Corporate governance has become an increasingly common subject of financial analysis since Congress passed new laws to better monitor boards of directors after the collapse of Enron and other corporate titans in the early 2000s. But Lie says that governance is “made up of so many parts” that trying to analyze its impact in broad studies is difficult.

Instead, Lie says a more useful method is to break up those parts and look at how each of them impacts corporate performance, such as the impact of having an investment banker on a board. Lie says investment banks that facilitate mergers and acquisitions for clients are paid by the transaction, and prior studies have shown those banks frequently engage in transactions that generate revenue for the bank, but may not deliver the best value for the client.

Lie says the new study was intended to determine if investment bankers bring that acquisition philosophy with them when they become corporate board members.

Lie and his co-authors—former Tippie doctoral students Qianqian Huang, Feng Jiang, and Ke Yang—looked at more than 2,465 acquisitions between 1999 and 2008 and found those that involved an acquirer with an investment banker on the board—808—had increased short-term stock returns. Those acquirers with an investment banker had a stock price return that was 0.7 percent better within three days of the merger announcement than those in which the acquirer did not have an investment banker.

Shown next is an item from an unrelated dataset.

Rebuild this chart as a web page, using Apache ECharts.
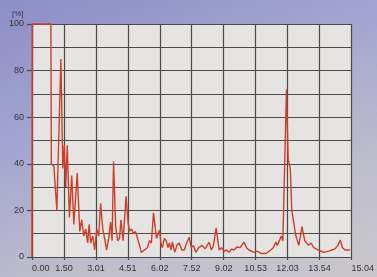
<!DOCTYPE html>
<html>
<head>
<meta charset="utf-8">
<script src="https://cdn.jsdelivr.net/npm/echarts@6/dist/echarts.min.js"></script>
<style>
html,body{margin:0;padding:0;}
body{width:377px;height:277px;overflow:hidden;
	background:linear-gradient(160deg,#8c8ec6 0%,#a3a4d0 35%,#bdbccc 70%,#cbc8cc 100%);}
#main{width:377px;height:277px;}
</style>
</head>
<body>
<div id="main"></div>
<script>
// 时间 (min) 与 百分比
var timeMin = [0.00,0.02,0.89,0.91,1.03,1.17,1.36,1.45,1.52,1.59,1.66,1.76,1.87,1.97,2.13,2.25,2.34,2.44,2.53,2.62,
	2.69,2.76,2.86,2.95,3.05,3.14,3.23,3.33,3.42,3.51,3.61,3.70,3.77,3.84,3.94,4.03,4.12,4.19,4.29,4.43,
	4.52,4.59,4.69,4.78,4.87,4.97,5.06,5.15,5.29,5.43,5.53,5.62,5.72,5.86,6.00,6.07,6.14,6.23,6.32,6.40,6.47,6.55,6.61,6.72,
	6.82,6.93,7.05,7.17,7.28,7.40,7.50,7.60,7.71,7.85,8.01,8.15,8.25,8.34,8.44,8.53,8.67,8.81,8.92,9.04,9.16,9.28,9.40,9.51,9.65,9.80,9.98,10.10,10.21,10.45,10.60,10.78,11.01,
	11.24,11.36,11.48,11.55,11.62,11.74,11.81,11.98,12.06,12.16,12.23,12.32,12.40,12.46,12.56,12.71,12.84,13.02,13.14,13.26,13.49,13.73,13.96,
	14.12,14.28,14.40,14.51,14.62,14.74,14.98];
var pct = [0,100,100,40,39,20,85,38,48,30,48,17,35,14,36,11,16,9,12,6,
	14,6,9,3,12,9,23,12,8,3,8,15,7,41,13,7,8,16,7,26,
	15,11,12,10,11,8,5,2,3,4,7,6,19,8,11.5,6,4,8,7,4,6,3,6.5,2,
	5,6,3,3,6,8.5,4,5,2,4,5,3.5,5,6.4,3,4.5,12.5,3,4,2.5,3,2,3.5,3,4.3,4,6.4,4,3,2,2.5,1.5,1.5,
	3,4,6.4,5,4.5,9,7,72,42,38,20,15,10,8,5,13,7,5,6,4,3,2,2.5,
	3,3.6,5,7.3,4,3,3];
var xMax = 15.04;
var xStep = 1.504;
var yTicks = [0,20,40,60,80,100];

$data = [];
for (var i = 0; i < timeMin.length; i++) {
	$data.push([timeMin[i], pct[i]]);
}

var myChart = echarts.init(document.getElementById('main'));
var gridLine = {color:'#4a4a4a', width:1.2};
var option = {
	animation:false,
	textStyle:{fontFamily:'Liberation Sans, Arial, sans-serif'},
	title:{
		text:'[%]', left:7, top:5,
		textStyle:{fontSize:8, fontWeight:'normal', color:'#3a3a4a'}
	},
	grid:{left:32, right:24, top:24, bottom:20, show:true, backgroundColor:'#e6e4e3', borderWidth:0},
	xAxis:{
		type:'value', min:0, max:xMax, interval:xStep,
		axisLine:{show:true, lineStyle:gridLine},
		axisTick:{show:true, length:3, lineStyle:gridLine},
		splitLine:{show:true, lineStyle:gridLine},
		axisLabel:{
			color:'#333', fontSize:9, margin:7,
			alignMinLabel:'left', alignMaxLabel:'left',
			formatter:function(v){ return v.toFixed(2); }
		}
	},
	yAxis:{
		type:'value', min:yTicks[0], max:yTicks[yTicks.length-1], interval:20,
		axisLine:{show:true, lineStyle:gridLine},
		axisTick:{show:true, length:5, lineStyle:gridLine},
		splitLine:{show:true, lineStyle:gridLine},
		minorTick:{show:false, splitNumber:2},
		minorSplitLine:{show:true, lineStyle:gridLine},
		axisLabel:{color:'#333', fontSize:9, margin:8}
	},
	series:[{
		type:'line',
		data:$data,
		symbol:'none',
		clip:false,
		lineStyle:{color:'#cf3f28', width:1.4},
		z:5
	}]
};
myChart.setOption(option);
</script>
</body>
</html>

In addition, they looked at more than 41,000 firms that had an investment banker on its board between 1998 and 2008. They found firms that had an investment banker were 13.6 percent more likely to make an acquisition within a year of the appointment.

Lie says the study also looked at potential conflicts of interest, noting that if the investment banker board member steered the firm to his or her own bank. He says they found little such conflict, though, as the number of such instances was so small as to be statistically insignificant.

Lie says the experience of investment bankers pays off for firms because they help the board improve the screening of takeover targets, assist in identifying good target firms, and steer them away from potential value-destroying acquisitions. Their experience likely also helps the firm negotiate better terms, reducing fees and other costs involved with a merger or acquisition. The study found deals involving investment banker board members paid at least 12 percent lower fees than firms that don’t have investment bankers.

Examining potential conflicts of interest—in particular, whether the investment banker board member steered the firm to his or her own bank—the study found the number of such instances was statistically insignificant.

Lie cautions, however, that the study looks only at how effective investment bankers are when it comes to M&A (mergers and acquisitions) activity. It doesn’t measure their effectiveness in other areas of corporate governance.

The 2011 study, “The role of investment banker directors in M&A,” will be published in a forthcoming issue of the Journal of Financial Economics. Co-author Huang is now on the faculty of City University of Hong Kong, Jiang at the State University of New York Buffalo, and Yang at Lehigh University.